Celebrity Chefs Co-Host a Cannabis Dinner in Phoenix

click to enlarge Chef Jordan Savell says she uses cannabis to stay sober from alcohol and cocaine. - SHERRY L. BUTLER COMMUNICATIONS

Chef Jordan Savell says she uses cannabis to stay sober from alcohol and cocaine.

Sherry L. Butler Communications

Celebrity chef Jordan Savell will be joining Phoenix chef Derek Upton at his cannabis dinner series, “Elevated Under the Stars,” on August 21. Savell is the third contestant from the reality TV series Hell’s Kitchen to join Upton for the fine-dining events, which combine multi-course meals with education about micro-dosing.

Self-taught Savell owns Bullfish Foods in Fort Worth, Texas, and was a contestant on season 19 of Hell’s Kitchen this year, placing 7th out of 18 chefs. She credits her nearly three years of sobriety from alcohol and cocaine to her use of cannabis.


“Being an addict, there’s always got to be something there. We don’t ever stop being addicts; we just continue to be addicted to other things that are deemed ‘OK’ by society, whether it be nicotine, Red Bull, sex, food, whatever,” Savell says. “During my sobriety, I chose to continue using cannabis to curb my desire to want to go back to doing other things.”


Savell says she’s looking forward to learning more about cooking with cannabis from Upton, who starred in the Netflix show Cooked with Cannabis and Chopped 420 on the Food Network.



“With (cannabis) becoming an ingredient for food now, I feel like both of my worlds are colliding, which is super cool, because I don’t do anything but work,” Savell says. “With chef Upton, I’m hoping to learn how to use the different strains and how to use the flavor of those different strains in the food without it tasting like it’s got weed in it. I want to learn the fine art of it. I can make brownies and I can make cookies and do all the usual edibles, but using it in a fine dining situation is a lot more challenging, and to be able to mix that in and have it not taste like you’re sitting in front of a big plate of weed.”
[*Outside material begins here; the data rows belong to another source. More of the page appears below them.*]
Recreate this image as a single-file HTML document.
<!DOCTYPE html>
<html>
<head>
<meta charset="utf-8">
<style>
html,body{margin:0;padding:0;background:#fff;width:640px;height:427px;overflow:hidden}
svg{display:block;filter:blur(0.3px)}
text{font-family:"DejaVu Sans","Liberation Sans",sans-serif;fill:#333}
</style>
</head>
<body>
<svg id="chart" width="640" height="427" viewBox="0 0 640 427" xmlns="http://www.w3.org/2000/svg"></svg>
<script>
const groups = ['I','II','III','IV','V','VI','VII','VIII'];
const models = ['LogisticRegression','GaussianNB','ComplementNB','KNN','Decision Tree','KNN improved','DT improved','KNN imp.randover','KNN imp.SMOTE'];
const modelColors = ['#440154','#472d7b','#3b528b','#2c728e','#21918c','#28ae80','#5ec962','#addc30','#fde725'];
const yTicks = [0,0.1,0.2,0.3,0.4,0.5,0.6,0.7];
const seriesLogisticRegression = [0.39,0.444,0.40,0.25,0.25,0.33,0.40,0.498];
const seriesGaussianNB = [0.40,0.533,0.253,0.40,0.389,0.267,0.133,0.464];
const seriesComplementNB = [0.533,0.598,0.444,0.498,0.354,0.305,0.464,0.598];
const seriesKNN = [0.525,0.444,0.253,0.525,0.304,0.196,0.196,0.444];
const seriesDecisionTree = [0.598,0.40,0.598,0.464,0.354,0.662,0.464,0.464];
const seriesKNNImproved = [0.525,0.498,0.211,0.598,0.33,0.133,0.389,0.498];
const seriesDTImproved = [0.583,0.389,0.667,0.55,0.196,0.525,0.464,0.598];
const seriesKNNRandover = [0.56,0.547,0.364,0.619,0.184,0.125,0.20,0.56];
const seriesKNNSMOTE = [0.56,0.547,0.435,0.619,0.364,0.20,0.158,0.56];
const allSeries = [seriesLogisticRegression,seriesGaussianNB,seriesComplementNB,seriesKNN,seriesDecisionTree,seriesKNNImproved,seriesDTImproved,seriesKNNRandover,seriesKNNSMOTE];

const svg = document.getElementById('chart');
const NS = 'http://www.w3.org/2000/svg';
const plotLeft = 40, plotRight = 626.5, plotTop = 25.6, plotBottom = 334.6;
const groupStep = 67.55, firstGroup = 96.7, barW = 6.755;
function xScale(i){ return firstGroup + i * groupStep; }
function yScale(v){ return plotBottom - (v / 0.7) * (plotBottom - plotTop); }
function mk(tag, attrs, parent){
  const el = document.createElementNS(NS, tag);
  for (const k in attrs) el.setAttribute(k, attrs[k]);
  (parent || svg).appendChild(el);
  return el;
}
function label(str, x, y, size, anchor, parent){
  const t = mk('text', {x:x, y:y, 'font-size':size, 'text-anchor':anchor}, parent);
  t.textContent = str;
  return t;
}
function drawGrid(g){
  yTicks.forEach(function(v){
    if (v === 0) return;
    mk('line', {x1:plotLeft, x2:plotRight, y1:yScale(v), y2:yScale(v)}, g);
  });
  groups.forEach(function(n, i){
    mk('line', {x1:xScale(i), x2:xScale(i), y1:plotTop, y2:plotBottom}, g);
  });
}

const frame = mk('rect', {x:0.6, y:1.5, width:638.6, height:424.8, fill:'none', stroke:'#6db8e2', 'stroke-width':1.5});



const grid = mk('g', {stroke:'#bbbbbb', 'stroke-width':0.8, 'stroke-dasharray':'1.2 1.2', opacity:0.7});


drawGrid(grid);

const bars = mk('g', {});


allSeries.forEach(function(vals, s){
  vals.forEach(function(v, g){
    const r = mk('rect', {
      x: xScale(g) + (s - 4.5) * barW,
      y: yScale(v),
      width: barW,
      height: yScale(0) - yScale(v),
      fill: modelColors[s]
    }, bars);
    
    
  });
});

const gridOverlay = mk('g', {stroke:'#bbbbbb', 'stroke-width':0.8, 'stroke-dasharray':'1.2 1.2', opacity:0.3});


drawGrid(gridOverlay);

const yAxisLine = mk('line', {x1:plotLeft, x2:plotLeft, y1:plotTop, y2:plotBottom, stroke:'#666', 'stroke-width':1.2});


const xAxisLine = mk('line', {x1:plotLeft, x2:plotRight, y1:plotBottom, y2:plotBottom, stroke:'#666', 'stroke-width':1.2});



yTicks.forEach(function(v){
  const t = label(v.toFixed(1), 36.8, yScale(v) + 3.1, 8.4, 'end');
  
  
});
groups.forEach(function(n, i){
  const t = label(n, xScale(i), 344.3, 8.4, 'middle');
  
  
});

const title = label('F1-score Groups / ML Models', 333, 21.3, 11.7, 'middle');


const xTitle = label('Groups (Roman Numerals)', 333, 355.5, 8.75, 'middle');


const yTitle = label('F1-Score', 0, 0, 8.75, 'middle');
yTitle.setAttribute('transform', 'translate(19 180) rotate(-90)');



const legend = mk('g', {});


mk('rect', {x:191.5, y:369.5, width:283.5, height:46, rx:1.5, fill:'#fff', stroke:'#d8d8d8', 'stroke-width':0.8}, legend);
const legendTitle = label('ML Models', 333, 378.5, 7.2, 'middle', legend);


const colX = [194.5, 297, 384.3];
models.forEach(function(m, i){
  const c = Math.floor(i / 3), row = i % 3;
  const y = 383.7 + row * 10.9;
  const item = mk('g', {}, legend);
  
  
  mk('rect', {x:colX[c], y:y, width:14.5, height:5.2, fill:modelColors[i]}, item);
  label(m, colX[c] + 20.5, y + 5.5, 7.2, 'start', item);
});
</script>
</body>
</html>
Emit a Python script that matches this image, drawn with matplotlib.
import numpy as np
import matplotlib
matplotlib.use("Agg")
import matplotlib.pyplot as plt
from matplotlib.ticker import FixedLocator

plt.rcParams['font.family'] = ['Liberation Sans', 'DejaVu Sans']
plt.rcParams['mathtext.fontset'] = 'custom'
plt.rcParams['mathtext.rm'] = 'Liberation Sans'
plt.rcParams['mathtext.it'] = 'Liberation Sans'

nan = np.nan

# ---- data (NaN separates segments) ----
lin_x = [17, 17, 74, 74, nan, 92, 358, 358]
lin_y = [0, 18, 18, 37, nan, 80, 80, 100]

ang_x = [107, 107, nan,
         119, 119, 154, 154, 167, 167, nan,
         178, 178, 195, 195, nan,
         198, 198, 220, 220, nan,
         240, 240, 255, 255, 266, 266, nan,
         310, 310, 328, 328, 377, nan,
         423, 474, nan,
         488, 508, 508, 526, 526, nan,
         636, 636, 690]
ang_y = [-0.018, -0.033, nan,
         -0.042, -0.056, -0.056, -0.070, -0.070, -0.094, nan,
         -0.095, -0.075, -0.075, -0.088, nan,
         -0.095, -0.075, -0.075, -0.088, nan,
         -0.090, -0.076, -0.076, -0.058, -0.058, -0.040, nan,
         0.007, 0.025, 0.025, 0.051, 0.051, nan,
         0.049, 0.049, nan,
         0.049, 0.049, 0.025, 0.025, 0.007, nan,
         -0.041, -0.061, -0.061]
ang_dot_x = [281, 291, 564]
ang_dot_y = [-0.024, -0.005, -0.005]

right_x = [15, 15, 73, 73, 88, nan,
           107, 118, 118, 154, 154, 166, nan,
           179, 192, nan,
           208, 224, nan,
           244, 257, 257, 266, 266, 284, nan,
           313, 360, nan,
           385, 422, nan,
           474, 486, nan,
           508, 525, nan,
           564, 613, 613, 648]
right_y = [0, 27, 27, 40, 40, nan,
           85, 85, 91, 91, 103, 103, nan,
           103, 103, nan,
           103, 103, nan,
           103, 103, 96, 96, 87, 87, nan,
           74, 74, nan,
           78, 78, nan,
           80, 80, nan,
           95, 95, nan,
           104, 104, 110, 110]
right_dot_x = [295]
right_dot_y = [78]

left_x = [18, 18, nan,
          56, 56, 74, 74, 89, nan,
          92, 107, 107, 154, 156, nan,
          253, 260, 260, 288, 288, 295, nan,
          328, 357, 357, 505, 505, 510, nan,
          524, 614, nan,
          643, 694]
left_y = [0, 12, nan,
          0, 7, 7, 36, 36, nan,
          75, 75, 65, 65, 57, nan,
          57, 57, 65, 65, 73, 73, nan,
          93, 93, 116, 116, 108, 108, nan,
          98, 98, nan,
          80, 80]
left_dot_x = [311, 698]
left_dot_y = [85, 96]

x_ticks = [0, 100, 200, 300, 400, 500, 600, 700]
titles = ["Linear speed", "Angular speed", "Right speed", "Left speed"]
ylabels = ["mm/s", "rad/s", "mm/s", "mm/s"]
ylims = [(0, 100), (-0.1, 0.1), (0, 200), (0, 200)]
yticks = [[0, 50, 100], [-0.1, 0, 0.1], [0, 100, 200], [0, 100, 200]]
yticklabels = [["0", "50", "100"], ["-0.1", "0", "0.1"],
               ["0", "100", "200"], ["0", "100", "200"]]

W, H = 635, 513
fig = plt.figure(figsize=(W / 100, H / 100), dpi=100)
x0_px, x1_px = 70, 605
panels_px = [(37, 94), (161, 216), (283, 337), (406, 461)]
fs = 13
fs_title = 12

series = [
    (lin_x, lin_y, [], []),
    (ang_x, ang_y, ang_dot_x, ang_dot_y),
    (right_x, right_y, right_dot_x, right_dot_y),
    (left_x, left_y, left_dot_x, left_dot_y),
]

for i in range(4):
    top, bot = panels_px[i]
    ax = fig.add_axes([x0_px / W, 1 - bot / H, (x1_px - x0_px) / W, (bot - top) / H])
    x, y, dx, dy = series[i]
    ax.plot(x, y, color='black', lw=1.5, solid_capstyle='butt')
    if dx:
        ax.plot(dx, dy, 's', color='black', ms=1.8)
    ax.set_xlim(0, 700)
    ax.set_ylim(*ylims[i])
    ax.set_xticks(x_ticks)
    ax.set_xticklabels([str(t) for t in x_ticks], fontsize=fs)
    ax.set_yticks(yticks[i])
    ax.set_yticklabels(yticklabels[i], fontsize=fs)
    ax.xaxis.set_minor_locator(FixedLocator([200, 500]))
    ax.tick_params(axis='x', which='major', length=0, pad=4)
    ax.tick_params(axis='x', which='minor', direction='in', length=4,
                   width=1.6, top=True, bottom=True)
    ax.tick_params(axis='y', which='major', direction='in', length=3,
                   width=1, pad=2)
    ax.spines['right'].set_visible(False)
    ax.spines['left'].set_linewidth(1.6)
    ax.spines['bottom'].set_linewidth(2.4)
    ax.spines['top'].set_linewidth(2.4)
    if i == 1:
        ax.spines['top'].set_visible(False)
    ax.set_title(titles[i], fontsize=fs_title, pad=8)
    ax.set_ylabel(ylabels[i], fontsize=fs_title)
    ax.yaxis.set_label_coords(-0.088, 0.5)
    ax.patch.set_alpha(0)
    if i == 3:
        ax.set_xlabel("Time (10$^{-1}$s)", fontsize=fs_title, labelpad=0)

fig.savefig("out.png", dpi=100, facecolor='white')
That’s important to Upton, as well, who wants to elevate cooking with cannabis to a culinary art. “I pair my dishes kind of like wine,” he says. “Each cannabis strain is specific to the overall palate of that dish. I try to blend the flavor in to create earthiness, sweetness – the whole palate of flavors that you need to have for each dish. So, it does affect (the flavor), but in a positive way.”





Bringing celebrity chefs like Savell to his “Elevated Under the Stars” dinners is part of Upton’s plan to paint Phoenix as a culinary cannabis capital. “I’m trying to put Phoenix on the map for what I’m doing, so I really want to showcase them (celebrity chefs) in Phoenix. I have them send me three dishes that they really love and want to do, and then I build my dishes around their ideas.”

The cannabis-infused, six-course dinner Upton and Savell will be serving consists of roasted vegetable salad, scallop crudo, braised short rib, crispy skin snapper, matcha pound cake, and a sweet steam bun. There will also be mocktails. Guests receive infusions separately from the food so they can control the dosing in their dishes.


Savell looks forward to the friendly legal climate for cannabis in Arizona. It’s nothing like the atmosphere in her home state, she says. “Coming out of recovery, there are a lot of folks that think (cannabis) is just another drug, especially here in Texas, where it is not legal,” she says. “People still go to jail for it, people still get antagonized over it for no reason here.”





Her experience as a chef and as a recovering addict made Savell a great guest choice, Upton says. “She has a crazy passion for food, and she has a crazy passion for wellness and being better. I think that her story with alcohol addiction lends itself to that wellness,” he says. “This is a great opportunity to educate someone on a platform that has a lot of reach and a lot of influence on the community, because the biggest part of what I’m trying to do is create a safe community around the cannabis food idea.”





Acceptance of the idea of cannabis-infused food isn’t likely in Texas anytime soon, Savell says, but she wants to be ready for the day it’s decriminalized in the Lone Star State. “We have a very limited medical program. There are only one or two dispensaries in the state. You can have a medical prescription for (marijuana), but you have to have a terminal illness or something really severe to even get that card,” she says. “It’s not like most places where it is medicinally legal, and you can roll in and say you have anxiety and get a card and you’re cool. Not here. You have to have a terminal illness, and several doctors confirm that illness, so it’s still a little far off for us.”


“But with doing things like this – and I hope this is not the last one I do with Derek – by the time it’s legal in Texas, I will be the first chef to be able to pop up and be like, ‘Blam! Here you go’ in my own city, in Fort Worth,” Savell says. “I’m looking down the road, ahead of the game.”


The “Elevated Under the Stars” dinner with chefs Derek Upton and Jordan Savell starts at 7:30 p.m. Saturday, August 21. Tickets cost $175 and are available at www.eventhi.io/event/elevated-under-the-stars-an-educatio-5032. The dinner location will be disclosed upon ticket purchase.